STATED EXERCISE. Write out the opening lines of the data word for word, up to and including the line with "var dt = 0.1;", and leave every picture and every later line out.

^^^^^^^^

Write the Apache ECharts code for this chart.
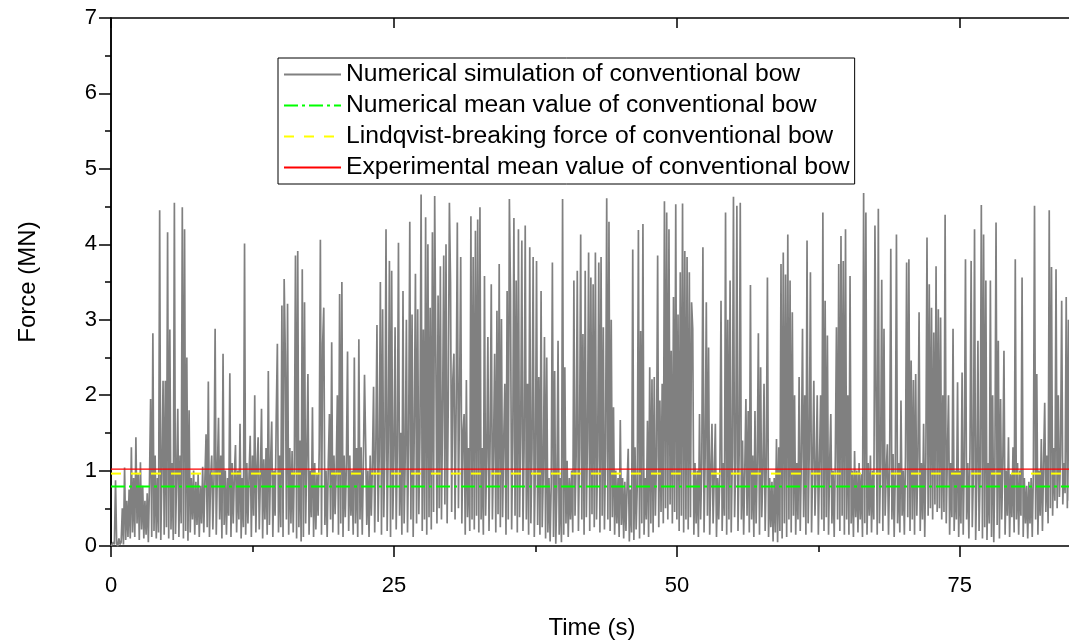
<!DOCTYPE html>
<html>
<head>
<meta charset="utf-8">
<script src="https://cdn.jsdelivr.net/npm/echarts@6/dist/echarts.min.js"></script>
<style>
  html, body { margin: 0; padding: 0; background: #fff; }
  #chart { width: 1069px; height: 643px; }
</style>
</head>
<body>
<div id="chart"></div>
<script>
// sample step of the force record (s)
var dt = 0.1;

// simulated mooring force (MN), 10 samples per second
var force = [
  0, 0.01, 0.05, 0.02, 0.87, 0.03, 0, 0.1, 0.02, 0.05,
  0.5, 0.02, 1.04, 0.08, 0.6, 0.12, 0.75, 0.1, 1.31, 0.18,
  0.9, 0.12, 1.44, 0.3, 0.95, 0.08, 1.11, 0.22, 0.8, 0.1,
  0.6, 0.15, 0.7, 0.05, 0.85, 1.95, 0.12, 2.82, 0.2, 1.2,
  0.1, 0.9, 0.18, 4.45, 0.08, 1.0, 2.19, 0.15, 2.19, 0.25,
  4.16, 0.1, 2.87, 0.22, 1.1, 0.08, 4.55, 0.16, 0.9, 1.82,
  0.12, 1.2, 0.3, 4.49, 0.1, 4.2, 0.2, 2.5, 0.07, 1.8,
  0.18, 0.9, 0.35, 1.0, 0.15, 0.85, 0.28, 0.95, 0.12, 0.8,
  0.3, 1.05, 0.18, 0.9, 1.48, 0.25, 2.18, 0.12, 0.9, 1.2,
  0.22, 0.9, 2.88, 0.15, 1.0, 1.7, 0.35, 1.2, 0.1, 2.55,
  0.28, 1.0, 0.15, 0.9, 0.4, 2.29, 0.12, 1.1, 0.3, 0.95,
  1.34, 0.18, 1.0, 0.35, 1.62, 0.1, 0.9, 0.25, 4.01, 0.15,
  1.1, 0.3, 0.95, 1.46, 0.12, 1.2, 0.4, 2.0, 0.18, 1.05,
  1.44, 0.22, 0.9, 1.82, 0.1, 1.15, 0.35, 1.3, 0.15, 2.32,
  0.28, 1.1, 1.65, 0.12, 1.0, 0.4, 1.7, 2.68, 0.18, 1.2,
  0.25, 3.19, 0.12, 3.54, 2.55, 0.35, 3.21, 0.15, 1.3, 0.3,
  1.26, 0.18, 1.1, 3.85, 0.1, 3.91, 0.25, 1.4, 0.06, 3.67,
  0.12, 3.23, 0.3, 1.2, 2.28, 0.15, 1.0, 0.38, 1.84, 0.12,
  1.1, 0.22, 0.95, 0.4, 1.3, 4.06, 0.15, 2.68, 3.16, 0.28,
  1.0, 0.12, 1.1, 1.75, 0.35, 2.7, 0.18, 1.2, 0.42, 1.0,
  2.0, 0.15, 3.34, 0.3, 3.5, 0.12, 1.2, 0.38, 1.1, 2.58,
  0.2, 1.2, 0.4, 1.0, 0.15, 2.5, 0.3, 1.3, 0.12, 2.74,
  0.35, 1.31, 0.15, 1.1, 2.27, 1.35, 0.28, 1.0, 0.12, 1.2,
  0.4, 1.1, 2.11, 0.18, 1.3, 2.93, 0.32, 1.2, 3.5, 0.15,
  3.14, 0.38, 1.3, 4.2, 0.2, 1.4, 3.78, 0.12, 3.65, 0.35,
  1.2, 2.9, 0.22, 1.3, 4.02, 0.4, 1.5, 0.15, 3.38, 0.3,
  1.2, 3.0, 0.18, 1.4, 4.3, 0.35, 3.07, 0.12, 1.6, 3.61,
  0.3, 3.14, 0.42, 1.5, 4.66, 0.2, 2.87, 0.35, 4.36, 0.15,
  4.0, 0.38, 3.16, 0.22, 4.16, 0.45, 4.64, 2.55, 0.3, 3.32,
  0.5, 3.71, 0.35, 1.8, 3.85, 0.55, 4.0, 0.3, 1.9, 4.55,
  3.5, 0.45, 2.2, 2.55, 0.35, 1.9, 4.29, 0.5, 2.0, 3.83,
  0.3, 1.5, 1.75, 0.15, 2.2, 0.38, 1.3, 0.2, 4.37, 0.35,
  3.83, 0.22, 4.18, 0.4, 4.33, 0.18, 4.49, 0.35, 1.3, 0.15,
  3.58, 0.4, 1.2, 2.77, 0.2, 1.4, 3.47, 0.35, 1.3, 2.55,
  0.18, 3.12, 0.42, 3.74, 0.25, 3.01, 0.38, 1.4, 2.15, 0.15,
  3.38, 0.35, 4.6, 3.34, 0.22, 1.4, 4.35, 0.4, 3.52, 0.18,
  4.2, 0.38, 1.5, 4.05, 0.2, 1.3, 4.25, 0.35, 2.15, 0.15,
  3.96, 0.3, 1.3, 3.83, 0.12, 1.1, 3.78, 0.28, 2.24, 0.15,
  3.38, 0.25, 1.0, 2.77, 0.1, 2.5, 0.18, 0.9, 0.06, 0.85,
  3.76, 0.12, 2.32, 0.03, 0.8, 2.72, 0.15, 0.9, 0.05, 4.6,
  0.15, 2.37, 0.3, 1.13, 0.12, 0.9, 0.35, 1.0, 0.18, 3.52,
  0.4, 1.2, 3.65, 0.2, 1.3, 4.13, 0.35, 2.81, 0.15, 3.65,
  0.38, 1.4, 3.89, 0.2, 3.56, 0.42, 3.47, 0.25, 3.89, 0.35,
  1.2, 3.76, 0.18, 3.83, 0.4, 2.9, 0.22, 1.3, 4.61, 0.35,
  4.3, 0.2, 3.0, 0.38, 1.84, 0.15, 1.0, 0.3, 0.9, 0.12,
  1.67, 0.28, 0.9, 0.1, 0.85, 0.2, 0.8, 1.29, 0.06, 0.75,
  0.18, 3.93, 0.08, 1.31, 0.22, 0.8, 4.19, 0.1, 2.85, 0.3,
  4.27, 0.15, 0.9, 0.35, 1.66, 0.12, 2.37, 0.3, 2.21, 0.18,
  2.24, 0.4, 1.2, 3.85, 0.25, 1.93, 0.45, 2.15, 0.3, 4.57,
  0.5, 4.42, 0.35, 4.2, 0.55, 2.59, 0.3, 3.3, 0.45, 4.53,
  0.35, 3.07, 0.2, 3.63, 0.4, 4.54, 0.18, 3.91, 0.35, 3.83,
  0.22, 3.63, 0.38, 3.23, 2.88, 0.15, 1.1, 0.3, 1.0, 0.12,
  1.75, 0.35, 1.1, 3.96, 0.18, 1.2, 3.23, 0.4, 2.63, 0.15,
  1.0, 1.62, 0.3, 0.95, 1.62, 0.12, 0.9, 0.35, 1.0, 3.25,
  0.2, 1.1, 0.4, 4.42, 0.15, 3.0, 0.35, 3.52, 0.18, 1.2,
  4.63, 0.38, 1.1, 4.51, 0.2, 1.2, 4.55, 0.35, 1.4, 0.15,
  1.0, 1.95, 0.4, 1.79, 0.18, 3.46, 0.35, 1.2, 0.12, 1.79,
  0.3, 1.1, 2.82, 0.15, 2.37, 0.38, 1.0, 2.15, 0.2, 1.1,
  3.56, 0.12, 0.9, 0.25, 0.85, 0.06, 0.9, 0.18, 1.42, 0.05,
  1.31, 0.2, 3.74, 0.1, 3.89, 0.3, 3.6, 0.12, 4.13, 0.35,
  3.52, 0.18, 3.1, 0.4, 2.0, 0.15, 1.1, 0.35, 2.24, 0.2,
  1.2, 2.88, 0.38, 2.0, 0.15, 4.05, 0.3, 1.3, 3.63, 0.18,
  1.1, 2.19, 0.4, 1.0, 2.0, 0.15, 1.1, 2.0, 0.35, 4.42,
  0.2, 3.25, 0.38, 2.79, 0.15, 1.1, 1.75, 0.3, 1.0, 0.12,
  1.2, 2.9, 0.35, 3.74, 0.2, 4.11, 0.4, 3.78, 0.15, 4.2,
  0.35, 2.0, 0.15, 3.58, 0.3, 1.0, 0.12, 1.26, 0.38, 1.0,
  0.18, 1.1, 0.35, 0.95, 0.12, 4.68, 0.3, 4.42, 0.15, 1.1,
  0.4, 1.2, 0.18, 1.0, 0.35, 4.25, 1.97, 0.15, 4.47, 0.3,
  1.1, 3.53, 0.2, 2.88, 0.4, 1.0, 1.35, 0.15, 1.1, 3.94,
  0.35, 1.22, 0.12, 1.0, 4.13, 0.3, 1.1, 0.18, 1.93, 0.4,
  1.0, 0.15, 1.2, 3.76, 0.38, 3.8, 0.2, 2.46, 0.35, 2.2,
  0.15, 2.28, 0.4, 1.2, 3.1, 0.2, 1.1, 0.35, 1.62, 0.12,
  1.2, 4.09, 0.4, 3.47, 0.5, 3.16, 0.35, 2.83, 0.55, 3.71,
  0.45, 3.14, 0.5, 3.03, 0.35, 2.0, 0.45, 4.39, 0.3, 1.2,
  2.0, 0.15, 1.1, 0.38, 2.88, 0.2, 1.0, 0.35, 2.17, 0.12,
  1.0, 0.3, 2.3, 0.15, 1.2, 3.8, 0.35, 1.1, 0.1, 1.3,
  3.78, 0.25, 1.0, 4.2, 0.08, 0.9, 2.72, 0.2, 1.0, 4.52,
  0.1, 4.13, 0.25, 3.52, 0.08, 1.1, 0.3, 3.52, 0.12, 2.0,
  0.05, 1.1, 4.29, 0.28, 2.72, 0.1, 1.95, 0.35, 1.1, 2.59,
  0.15, 1.0, 0.4, 1.44, 0.12, 0.95, 0.38, 1.31, 0.18, 3.8,
  0.35, 1.1, 0.15, 1.0, 0.4, 3.56, 0.12, 0.9, 0.3, 0.8,
  0.1, 0.85, 0.3, 0.9, 0.12, 1.0, 4.51, 0.35, 2.28, 0.15,
  1.0, 0.4, 1.42, 0.2, 1.1, 1.9, 0.45, 1.2, 0.3, 4.45,
  0.5, 3.7, 0.4, 1.3, 0.6, 3.67, 0.5, 2.0, 0.65, 1.2,
  3.25, 0.55, 1.1, 0.7, 3.3, 0.5, 3.0, 0.6, 1.0, 0.45,
  0.6
];

// reference levels (MN)
var numMean = 0.79;
var lindqvist = 0.96;
var expMean = 1.02;

var names = [
  'Numerical simulation of conventional bow',
  'Numerical mean value of conventional bow',
  'Lindqvist-breaking force of conventional bow',
  'Experimental mean value of conventional bow'
];

var tMax = 85;
var font = 'Liberation Sans, Arial, sans-serif';

// time/force pairs
var simData = [];
for (var i = 0; i < force.length; i++) {
  simData.push([+(i * dt).toFixed(2), force[i]]);
}
function level(v) {
  return [[0, v], [tMax, v]];
}

var chart = echarts.init(document.getElementById('chart'));

var option = {
  animation: false,
  backgroundColor: '#fff',
  textStyle: { fontFamily: font, color: '#000' },
  grid: {
    left: 111, top: 18, width: 962, height: 528,
    containLabel: false,
    outerBoundsMode: 'none'
  },
  legend: {
    orient: 'vertical',
    left: 278, top: 58,
    padding: [4, 5, 4, 5],
    itemWidth: 57, itemHeight: 10, itemGap: 6,
    borderColor: '#000', borderWidth: 1,
    backgroundColor: '#fff',
    itemStyle: { opacity: 0 },
    textStyle: { fontFamily: font, fontSize: 24.7, lineHeight: 25, color: '#000' },
    data: names
  },
  xAxis: [
    {
      type: 'value', min: 0, max: tMax, interval: 25,
      name: 'Time (s)', nameLocation: 'middle', nameGap: 70,
      nameTextStyle: { fontFamily: font, fontSize: 24, color: '#000' },
      axisLine: { lineStyle: { color: '#000', width: 1.5 } },
      axisTick: { length: 11, lineStyle: { color: '#000', width: 1.5 } },
      axisLabel: { fontFamily: font, fontSize: 22, color: '#000', margin: 29, showMaxLabel: false },
      splitLine: { show: false }
    },
    {
      // minor ticks of the bottom axis
      type: 'value', min: 0, max: tMax, interval: 12.5, position: 'bottom',
      axisLine: { show: false },
      axisTick: { length: 6, lineStyle: { color: '#000', width: 1.5 } },
      axisLabel: { show: false },
      splitLine: { show: false }
    },
    {
      type: 'value', min: 0, max: tMax, interval: 25, position: 'top',
      axisLine: { lineStyle: { color: '#000', width: 1.5 } },
      axisTick: { inside: true, length: 10, lineStyle: { color: '#000', width: 1.5 } },
      axisLabel: { show: false },
      splitLine: { show: false }
    }
  ],
  yAxis: [
    {
      type: 'value', min: 0, max: 7, interval: 1,
      name: 'Force (MN)', nameLocation: 'middle', nameGap: 71,
      nameTextStyle: { fontFamily: font, fontSize: 24, color: '#000' },
      axisLine: { show: true, lineStyle: { color: '#000', width: 1.5 } },
      axisTick: { show: true, length: 11, lineStyle: { color: '#000', width: 1.5 } },
      minorTick: { show: true, splitNumber: 2, length: 6, lineStyle: { color: '#000', width: 1.5 } },
      axisLabel: { fontFamily: font, fontSize: 22, color: '#000', margin: 14 },
      splitLine: { show: false },
      minorSplitLine: { show: false }
    },
    {
      type: 'value', min: 0, max: 7, interval: 1, position: 'right',
      axisLine: { show: true, lineStyle: { color: '#000', width: 1.5 } },
      axisTick: { show: true, inside: true, length: 12, lineStyle: { color: '#000', width: 1.5 } },
      minorTick: { show: true, splitNumber: 2, length: 5, lineStyle: { color: '#000', width: 1.5 } },
      axisLabel: { show: false },
      splitLine: { show: false },
      minorSplitLine: { show: false }
    }
  ],
  series: [
    {
      name: names[0], type: 'line', data: simData,
      symbol: 'none', showSymbol: false, sampling: 'none', silent: true,
      lineStyle: { color: '#808080', width: 1.7 },
      itemStyle: { color: '#808080' }
    },
    {
      name: names[1], type: 'line', data: level(numMean),
      symbol: 'none', silent: true,
      lineStyle: { color: '#00ff00', width: 2, type: [14, 4, 3, 4] },
      itemStyle: { color: '#00ff00' }
    },
    {
      name: names[2], type: 'line', data: level(lindqvist),
      symbol: 'none', silent: true,
      lineStyle: { color: '#ffff00', width: 2, type: [10, 10] },
      itemStyle: { color: '#ffff00' }
    },
    {
      name: names[3], type: 'line', data: level(expMean),
      symbol: 'none', silent: true,
      lineStyle: { color: '#ff0000', width: 1.2 },
      itemStyle: { color: '#ff0000' }
    }
  ]
};

chart.setOption(option);
</script>
</body>
</html>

^^^^^^^^

FINISHED EXERCISE.
Write the Apache ECharts code for this chart.
<!DOCTYPE html>
<html>
<head>
<meta charset="utf-8">
<script src="https://cdn.jsdelivr.net/npm/echarts@6/dist/echarts.min.js"></script>
<style>
  html, body { margin: 0; padding: 0; background: #fff; }
  #chart { width: 1069px; height: 643px; }
</style>
</head>
<body>
<div id="chart"></div>
<script>
// sample step of the force record (s)
var dt = 0.1;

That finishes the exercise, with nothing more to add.